It’s a propitious time for the subjects of Dave Eggers’ 2009 book “Zeitoun,” Abdulraham and Kathy Zeitoun, to visit East Lansing.
Last week, a Quran was desecrated and dropped in front of the Islamic Center, throwing a community that prides itself on tolerance into despair.
The Zeitouns know that feeling from inside and out.
“Zeitoun” follows the nightmarish experience of Abdulrahman Zeitoun, a Syrian- American, who stayed in New Orleans during Hurricane Katrina. Abdul, as he is called by friends and neighbors, became a hero, navigating the flood waters in a canoe to evacuate trapped residents and comfort others who stayed behind.
He was arrested in his own home as a looter, labeled a terrorist, jailed in a makeshift prison and held incommunicado for weeks.
Eggers’ book is set in the hurricane and its aftermath, but its fascination in 2010 comes from its deep, cold dive into the murk of post-9/11 American emotions.
Like the preacher in the 1955 film “Night of the Hunter,” America seems to have “hate” tattooed on one hand and “love” on the other. Last week, East Lansing and MSU were Exhibit A.
On one hand, East Lansing and MSU picked “Zeitoun” for its One Book, One Community event Sunday, trying earnestly to foster tolerance in the community.
On the other hand, look for Sunday’s discussion to turn to the recent Quran desecration in East Lansing.
When the Zeitouns were interviewed by phone last week, another tolerance debate, over the so-called Ground Zero mosque, was in full swing.
Abdul called objections to the mosque “silly.”
“It is a peaceful place to worship God,” Zeitoun said. “You go to a mosque to try to correct yourself.”
Abdul, a Syrian immigrant, has been in the United States since 1988.
Much of the irony in Eggers’ book comes from the fact that Abdul embodies the American virtues of good neighborliness and hard work. He runs a successful paint contracting business and owns numerous rental homes in New Orleans with his spouse and business partner, Kathy.
According to Eggers’ account, Zeitoun can’t help thinking like a seasoned building contractor, even in captivity. While thrown into a series of makeshift prisons, he examines their construction to determine how freshly they were built.

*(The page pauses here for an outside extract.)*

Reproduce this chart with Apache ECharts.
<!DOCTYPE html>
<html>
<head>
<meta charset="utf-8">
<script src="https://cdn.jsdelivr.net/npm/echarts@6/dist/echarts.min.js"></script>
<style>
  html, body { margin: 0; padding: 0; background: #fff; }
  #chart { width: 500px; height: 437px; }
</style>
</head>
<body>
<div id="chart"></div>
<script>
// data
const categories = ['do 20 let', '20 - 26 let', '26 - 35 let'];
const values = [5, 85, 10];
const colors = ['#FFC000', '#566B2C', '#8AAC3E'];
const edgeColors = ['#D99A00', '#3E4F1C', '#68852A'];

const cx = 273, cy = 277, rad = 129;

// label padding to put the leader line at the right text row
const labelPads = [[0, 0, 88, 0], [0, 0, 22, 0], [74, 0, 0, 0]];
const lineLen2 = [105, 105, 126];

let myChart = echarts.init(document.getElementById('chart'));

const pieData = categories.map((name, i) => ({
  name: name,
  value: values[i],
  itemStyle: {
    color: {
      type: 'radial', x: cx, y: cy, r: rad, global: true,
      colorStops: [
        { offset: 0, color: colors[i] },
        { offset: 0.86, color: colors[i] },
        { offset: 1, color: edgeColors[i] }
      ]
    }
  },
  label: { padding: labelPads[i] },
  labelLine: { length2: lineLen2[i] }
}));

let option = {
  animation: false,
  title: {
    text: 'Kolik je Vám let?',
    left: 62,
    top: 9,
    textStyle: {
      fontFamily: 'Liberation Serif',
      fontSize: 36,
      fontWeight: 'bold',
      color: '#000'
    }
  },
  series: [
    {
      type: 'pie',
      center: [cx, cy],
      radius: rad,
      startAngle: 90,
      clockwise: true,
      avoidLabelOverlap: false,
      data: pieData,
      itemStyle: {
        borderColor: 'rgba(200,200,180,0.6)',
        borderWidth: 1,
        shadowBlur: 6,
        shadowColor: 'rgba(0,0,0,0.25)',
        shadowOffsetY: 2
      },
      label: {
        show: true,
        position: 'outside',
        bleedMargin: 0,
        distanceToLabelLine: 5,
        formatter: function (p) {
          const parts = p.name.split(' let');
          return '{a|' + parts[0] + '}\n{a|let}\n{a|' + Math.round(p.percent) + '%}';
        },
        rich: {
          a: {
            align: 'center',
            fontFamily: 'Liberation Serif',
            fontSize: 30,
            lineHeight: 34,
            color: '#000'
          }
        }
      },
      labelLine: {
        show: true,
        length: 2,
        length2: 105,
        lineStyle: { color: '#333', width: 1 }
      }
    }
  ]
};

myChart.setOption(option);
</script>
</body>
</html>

While Zeitoun is a philosophical sort, Kathy Zeitoun is more blunt. A native Louisianian, she was a strict Baptist who converted to Islam as an adult.As Abdul described his unlikely arrest and captivity in a makeshift prison, his wife interrupted him, as the two often do when talking together.
“It was a chicken coop,” she said. “For a long while every time I would drive by the site of Camp Grey hound [where Abdul was held] I would stick out the American Bird.”
“I felt like I am in a third world county,” he said. “This never happened to me in any other country.”
“Kathy has a colorful way of talking,” Eggers told an audience at MSU last week.
Kathy said the book-writing project, which took three years, helped in the healing process.
“Abdulraham was able to talk with David about things he would never talk to me about,” she said. “It was like pulling teeth with him, but David was very patient.”
The Zeitouns worked closely with Eggers to assure the accuracy of the book.
Early on, Eggers ask Abdul if he would rather have the book fictionalized to protect his family’s privacy.
Zeitoun told Eggers it was his story, so he wanted his name used.
Clearly, the physical and emotional rebuilding from Katrina is far from finished.
Kathy said even though their own uptown neighborhood is rebuilt and that 60 to 80 percent of the city is back to normal, the neighborhood right across the street from them is nothing except decaying houses.
Abdul said the fifth anniversary of the hurricane brings back bad memories, “but you have to deal with it.”
Kathy began to say they are “moving on” with their lives, but Abdul interrupted.
“Time heals all wounds,” he said. This Sunday, they’ll have a chance to test that theory on a fresh wound here.